Juan no comprendía por qué ni siquiera le hablaban. Pero prefería sumirse en un sueño profundo cuando el dolor de cabeza y las altas temperaturas lo agobiaban. Tomó de a sorbos aquella espesa sopa. Miró por la ventana y observó que Fernando, el fiambrero de la cuadra, ya había abierto el negocio y pensó en cómo deseaba degustar el sabroso jamón serrano. Maruca, nuevamente se asomó al cuarto y desde la puerta preguntó:
-¿Cómo está la sopa?
-Enfriándose, respondió Juan.
La mujer, con lágrimas en los ojos, abrió la ventana para ventilar la habitación y dejar entrar aquel viento helado. Juan sintió un poco de frío y pidió más frazadas. Nadie le respondía, entonces gritó más y más fuerte. Pero su voz hacía eco en la fría habitación. Su cuerpo estaba helado, la fiebre había cesado, la tos ya no lo aquejaba.

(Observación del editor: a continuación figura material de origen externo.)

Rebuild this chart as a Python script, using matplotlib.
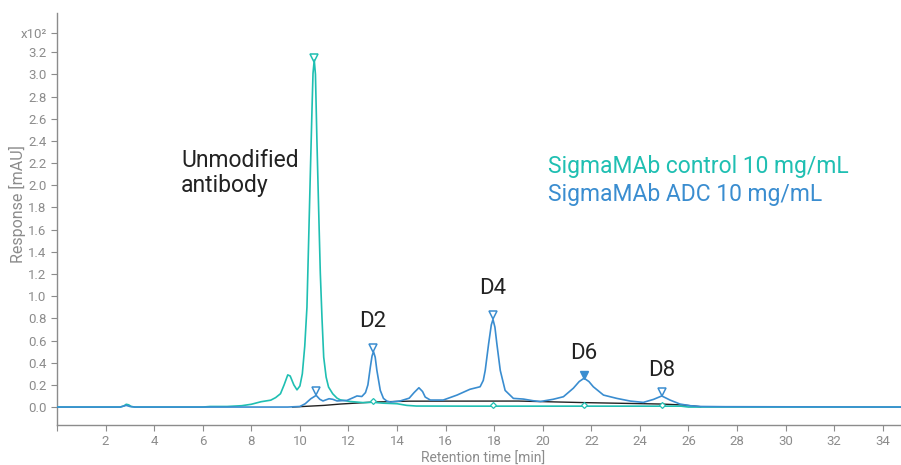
import matplotlib
matplotlib.use('Agg')
import matplotlib.pyplot as plt

plt.rcParams['font.family'] = ['Roboto', 'DejaVu Sans']

# control trace (retention time [min], response [x10^2 mAU])
control_t = [0.0, 2.6, 2.75, 2.85, 2.95, 3.05, 3.2, 6.0, 6.3, 7.0, 7.6, 8.0, 8.4, 8.8, 9.0, 9.2,
             9.35, 9.5, 9.6, 9.75, 9.88, 10.0, 10.1, 10.2, 10.29, 10.36, 10.43, 10.5, 10.54, 10.59,
             10.64, 10.7, 10.77, 10.84, 10.91, 10.98, 11.08, 11.18, 11.35, 11.53, 11.66, 12.07,
             12.6, 12.9, 13.03, 13.15, 13.43, 14.0, 14.4, 14.8, 17.0, 25.7, 26.0, 34.75]
control_y = [0.0, 0.0, 0.01, 0.025, 0.02, 0.005, 0.0, 0.0, 0.005, 0.005, 0.012, 0.025, 0.048, 0.062,
             0.085, 0.12, 0.2, 0.29, 0.28, 0.2, 0.155, 0.19, 0.3, 0.55, 0.9, 1.5, 2.11, 2.7, 3.01,
             3.13, 3.0, 2.41, 1.8, 1.21, 0.8, 0.45, 0.27, 0.18, 0.12, 0.08, 0.065, 0.05,
             0.04, 0.042, 0.05, 0.04, 0.035, 0.03, 0.015, 0.009, 0.008, 0.008, 0.0, 0.0]

# ADC trace
adc_t = [0.0, 2.6, 2.85, 3.0, 3.2, 9.5, 10.0, 10.22, 10.45, 10.67, 10.82, 10.95, 11.2, 11.35,
         11.53, 11.94, 12.2, 12.35, 12.55, 12.7, 12.8, 12.9, 12.97, 13.03, 13.1, 13.17, 13.31,
         13.44, 13.58, 13.73, 14.13, 14.5, 14.7, 14.9, 15.05, 15.16, 15.37, 15.9, 16.47, 17.0,
         17.42, 17.55, 17.63, 17.77, 17.88, 17.95, 18.03, 18.11, 18.25, 18.45, 18.79, 19.2,
         19.6, 19.9, 20.43, 20.85, 21.26, 21.5, 21.7, 21.9, 22.08, 22.5, 23.05, 23.6, 24.14,
         24.56, 24.9, 25.24, 25.65, 26.07, 26.5, 27.5, 34.75]
adc_y = [0.0, 0.0, 0.015, 0.005, 0.0, 0.0, 0.005, 0.03, 0.075, 0.105, 0.07, 0.055, 0.075, 0.07,
         0.055, 0.06, 0.085, 0.1, 0.095, 0.13, 0.2, 0.36, 0.46, 0.5, 0.45, 0.33, 0.15,
         0.078, 0.054, 0.045, 0.055, 0.08, 0.13, 0.174, 0.14, 0.09, 0.063, 0.063, 0.108, 0.16,
         0.183, 0.24, 0.33, 0.57, 0.74, 0.79, 0.72, 0.57, 0.33, 0.15, 0.078, 0.072,
         0.057, 0.05, 0.07, 0.093, 0.17, 0.23, 0.26, 0.23, 0.183, 0.108, 0.078, 0.054, 0.042,
         0.069, 0.1, 0.063, 0.027, 0.012, 0.005, 0.003, 0.0]

# integration baseline
base_t = [9.7, 11.0, 11.66, 13.03, 14.5, 19.0, 21.7, 24.9, 25.8, 26.5]
base_y = [0.0, 0.015, 0.027, 0.045, 0.053, 0.054, 0.04, 0.027, 0.018, 0.003]

# peak apex markers
ctrl_peak_t = [10.59]
ctrl_peak_y = [3.15]
adc_peak_t = [10.67, 13.03, 17.95, 24.9]
adc_peak_y = [0.145, 0.53, 0.83, 0.135]
adc_d6_t = [21.7]
adc_d6_y = [0.29]
ctrl_small_t = [13.03, 17.95, 21.7, 24.9]
ctrl_small_y = [0.054, 0.02, 0.02, 0.02]

peak_labels = ['D2', 'D4', 'D6', 'D8']
peak_label_t = [13.0, 17.95, 21.7, 24.9]
peak_label_y = [0.77, 1.07, 0.48, 0.33]

teal = '#1fbfb2'
blue = '#3a8dd0'
gray = '#8c8c8c'

fig = plt.figure(figsize=(9.01, 4.65), dpi=100)
ax = fig.add_axes([0.0633, 0.086, 0.9367, 0.886])

ax.plot(base_t, base_y, color='#222222', lw=1.0, zorder=2)
ax.plot(control_t, control_y, color=teal, lw=1.2, zorder=3)
ax.plot(adc_t, adc_y, color=blue, lw=1.2, zorder=4)

ax.plot(ctrl_peak_t, ctrl_peak_y, 'v', ms=6, mfc='none', mec=teal, mew=1.1, zorder=5)
ax.plot(adc_peak_t, adc_peak_y, 'v', ms=6, mfc='none', mec=blue, mew=1.1, zorder=5)
ax.plot(adc_d6_t, adc_d6_y, 'v', ms=5.5, mfc=blue, mec=blue, zorder=5)
ax.plot(ctrl_small_t, ctrl_small_y, 'D', ms=3, mfc='white', mec=teal, mew=0.9, zorder=5)

for lab, t, y in zip(peak_labels, peak_label_t, peak_label_y):
    ax.text(t, y, lab, fontsize=16, color='#222222', ha='center', va='center')

ax.text(5.1, 2.11, 'Unmodified\nantibody', fontsize=16.5, color='#222222',
        ha='left', va='center', linespacing=1.15)
ax.text(20.2, 2.17, 'SigmaMAb control 10 mg/mL', fontsize=16.5, color=teal, ha='left', va='center')
ax.text(20.2, 1.92, 'SigmaMAb ADC 10 mg/mL', fontsize=16.5, color=blue, ha='left', va='center')

ax.set_xlim(0, 34.75)
ax.set_ylim(-0.162, 3.553)

xt = list(range(0, 35, 2))
ax.set_xticks(xt)
ax.set_xticklabels([''] + [str(v) for v in xt[1:]])
yt = [round(0.2 * i, 1) for i in range(17)] + [3.37]
ax.set_yticks(yt)
ylabels = ['%.1f' % v for v in yt[:-1]] + ['x10²']
ax.set_yticklabels(ylabels)
ax.get_yticklabels()[-1].set_fontsize(8)

ax.tick_params(colors=gray, labelcolor=gray, labelsize=9.5, length=4, width=0.8)
for s in ['top', 'right']:
    ax.spines[s].set_visible(False)
for s in ['left', 'bottom']:
    ax.spines[s].set_color(gray)
    ax.spines[s].set_linewidth(1.0)

# axis titles placed in figure pixels so they stay inside the canvas
fig.text(483 / 901, 1 - 459 / 465, 'Retention time [min]', color=gray, fontsize=10,
         ha='center', va='center')
fig.text(17 / 901, 1 - 204 / 465, 'Response [mAU]', color=gray, fontsize=11.5,
         ha='center', va='center', rotation=90)

fig.savefig('out.png', dpi=100)
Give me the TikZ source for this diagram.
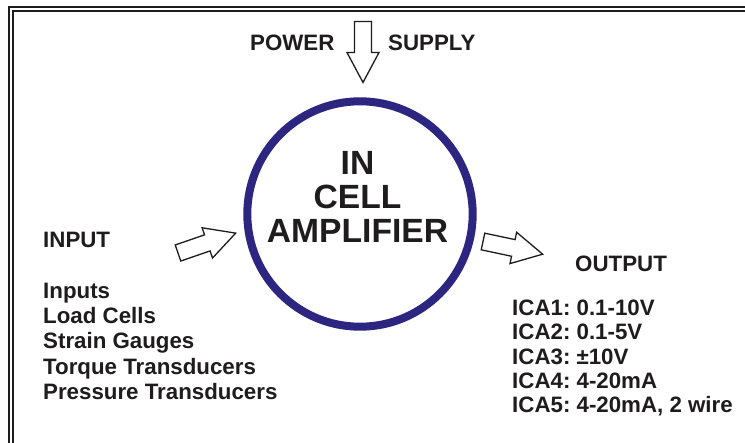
\documentclass[tikz,border=0pt]{standalone}
\usepackage{fontspec}
\setmainfont{Liberation Sans}
\usepackage{xcolor}
\usepackage{tikz}
\frenchspacing
\definecolor{ampblue}{RGB}{44, 38, 128}
\definecolor{inkblack}{RGB}{30, 28, 28}
\tikzset{
  label text/.style={font=\fontsize{22.3}{25}\selectfont\bfseries, text=inkblack, inner sep=0pt, anchor=base west},
  blockarrow/.pic={
    \draw[line width=1.3pt, line join=miter, draw=inkblack, fill=white]
      (0,-8.5) -- (31,-8.5) -- (31,-16) -- (61,0) -- (31,16) -- (31,8.5) -- (0,8.5) -- cycle;
  }
}

\begin{document}
\begin{tikzpicture}[x=1pt, y=-1pt]
    \clip (0,0) rectangle (745,443);
    \fill[white] (0,0) rectangle (745,443);
    % double frame
    \draw[line width=1.8pt, inkblack] (9,7) rectangle (800,500);
    \draw[line width=1.6pt, inkblack] (13,11) rectangle (800,500);
    % amplifier
    \node[draw=ampblue, circle, line width=8pt, minimum size=225.4pt, inner sep=0pt] (amp) at (360,214) {};
    \node[font=\fontsize{33.6}{33.6}\selectfont\bfseries, text=inkblack, align=center, inner sep=0pt] (ampname) at (357.5,197) {IN\\CELL\\AMPLIFIER};
    % power supply
    \node[label text] (power) at (250,50.5) {POWER};
    \node[label text] (supply) at (388,50.5) {SUPPLY};
    \pic[rotate=-90] at (363,21.5) {blockarrow};
    % input side
    \pic[rotate=19] at (178,253) {blockarrow};
    \node[label text] (input) at (43,248) {INPUT};
    \foreach \txt [count=\i] in {Inputs, Load Cells, Strain Gauges, Torque Transducers, Pressure Transducers}
      \node[label text] (in\i) at (43,{298.5+25.2*(\i-1)}) {\txt};
    % output side
    \pic[rotate=-12] at (483,241.5) {blockarrow};
    \node[label text] (output) at (575,271.3) {OUTPUT};
    \node[label text] (ica1) at (512,315.3) {ICA1: 0.1-10V};
    \node[label text] (ica2) at (512,339.7) {ICA2: 0.1-5V};
    \node[label text] (ica3) at (512,364.1) {ICA3: ±10V};
    \node[label text] (ica4) at (512,388.5) {ICA4: 4-20mA};
    \node[label text] (ica5) at (512,412.9) {ICA5: 4-20mA, 2 wire};
\end{tikzpicture}
\end{document}
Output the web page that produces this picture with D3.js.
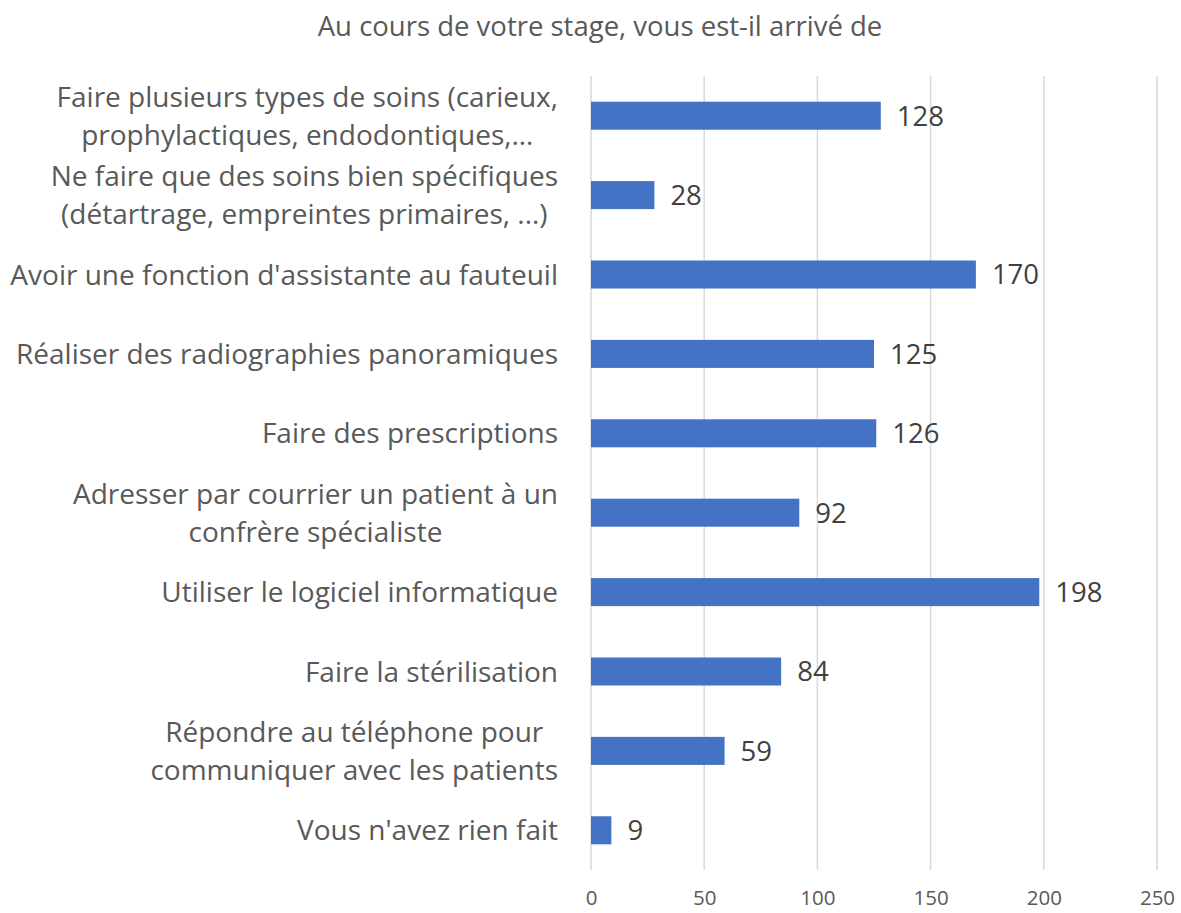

-Yo me haré cargo, hagan lo que sea necesario, no se preocupen por los costos de la ceremonia, quiero que sea como él siempre lo quiso. Respondió Maruca al teléfono, con una voz entrecortada por el llanto.

Su familia comenzaba a llegar a la sala que oportunamente quedaba junto a la casa donde había muerto Juan. Él estaba ahí y la gente lo rodeaba entre lágrimas, lamentos y preocupación. Más allá de su madre, ninguno se animaba a tocarlo, querían evitar el contagio, temían que el virus se propagase por entre sus dedos y llegue así hasta sus cuerpos. Por eso María, que estaba esperando al tercero de sus hijos, evitó el velorio.

Un hombre vestido de azul entró en la sala. No era familiar ni compañero de trabajo de Juan, nadie parecía conocerlo. Todos miraron sorprendidos y algo enojados por la actitud de entrar a un velorio donde no se conoce al muerto. “Qué falta de respeto”, pensó la maestra de primer grado de Juan.
Este hombre, con su seño fruncido se acercó a Maruca que se encontraba junto al cajón y le pidió hablar un momento.
Nadie sabía qué era lo que estaba ocurriendo, pero veían que la mujer, aunque consternada y afligida, asentía con la cabeza.
Dos personas más entraron a la sala, pidieron a la gente que se apartaran del lugar por unos minutos. Sacaron de su mochila una bolsa negra. Maruca decidió irse de la habitación. Alzaron el cuerpo, lo envolvieron, cerraron el cajón, y para asegurarse de que nada que haya estado en ese hombre pueda salir y dañar a otros, soldaron las cerraduras.
Los familiares, sin poder comprender la situación, decidieron marcharse. Maruca había sufrido un desmayo y se la habían llevado a descansar.
Juan estaba ahí. Acompañado sólo por el sereno de la casa velatoria. Las velas comenzaban a arderse, las flores a perder su olor a velorio.
Más tarde, cuando todos habían dejado en paz a la pobre mujer que intentaba darse cuenta de lo que había ocurrido, de la enfermedad, de la emergencia, del virus, del cajón soldado, de su hijo muerto. Se levantó de la cama sintiendo un vacío en su estómago. Agarró el chal color beige, el monedero y cruzó a lo de Fernando. Éste, al verla, le dio su pésame y le preguntó qué se le ofrecía.
-Lo de siempre, del serrano- contestó.

2 comentarios:

diario dijo...

Luego de la vida solo nos queda el recuerdo, y nos aferramos a él porque nos hace sentir que quienes se fueron están con nosotros.
Me encantó el texto... un abrazo enorme.

Noesperesnada dijo...

Se deja leer el texto. Invita a recorrerlo con la calma propia de quien ingresa a un velorio al que no fué invitado.